In California, a new state law that took effect earlier this year is pitting cities against each other in a fierce debate over immigration.
By Samantha Raphelson, Jeremy Hobson, and Chris Bentley
SB 54, called the California Values Act, essentially makes California a sanctuary state by limiting how much local law enforcement can cooperate with federal authorities to enforce immigration law. It has divided the state, with some cities embracing the sanctuary law and other cities actively defying the state.
“This is an issue that I take very personally because I am the youngest child of a single immigrant mother with a third-grade education,” says state Sen. Kevin de León, who wrote the law. “I wanted to make sure that our local police officers, our sheriffs, were not a cog in the Trump deportation machine, separating innocent mothers from their children and children from their fathers.”

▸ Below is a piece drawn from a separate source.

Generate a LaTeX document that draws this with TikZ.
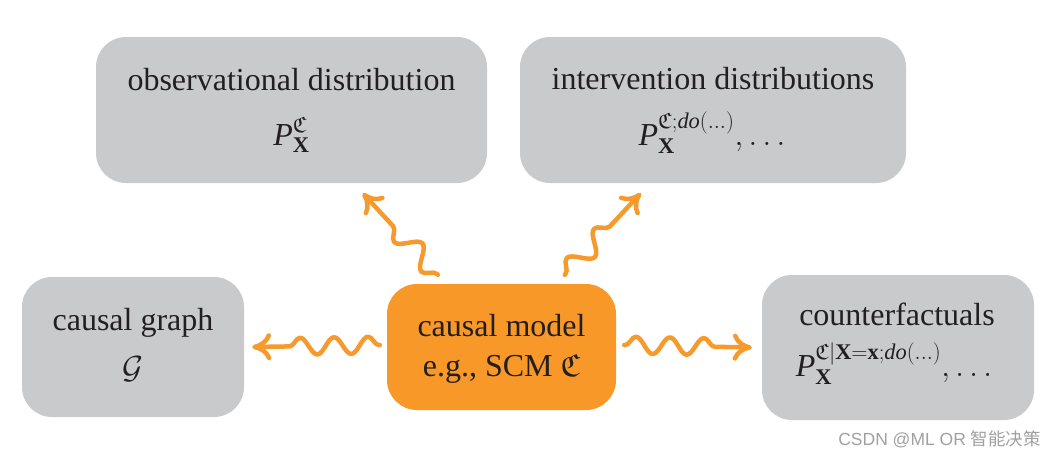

Cities that are complying with California’s sanctuary law argue it is not up to local police to enforce immigration law, says David Benavides, a member of the city council in Santa Ana, one of several cities in California’s Orange County embroiled in this debate.
“If you quote-unquote broke the law by coming to this country to work where there’s work aplenty, that’s not something that I see that the city should be looking to arrest somebody for,” he says.
Los Alamitos opts out
But the Trump administration has sued California, claiming the law violates the Constitution and puts police officers and the public in danger. At least 14 California cities also have joined the sanctuary revolt. The legal battle kicked off in the small Orange County city of Los Alamitos, which voted to opt out of the law in March.
The American Civil Liberties Union sued Los Alamitos in response, writing in its lawsuit that “California law does not allow local officials to unilaterally declare a state law unconstitutional and decline to follow it on that basis.”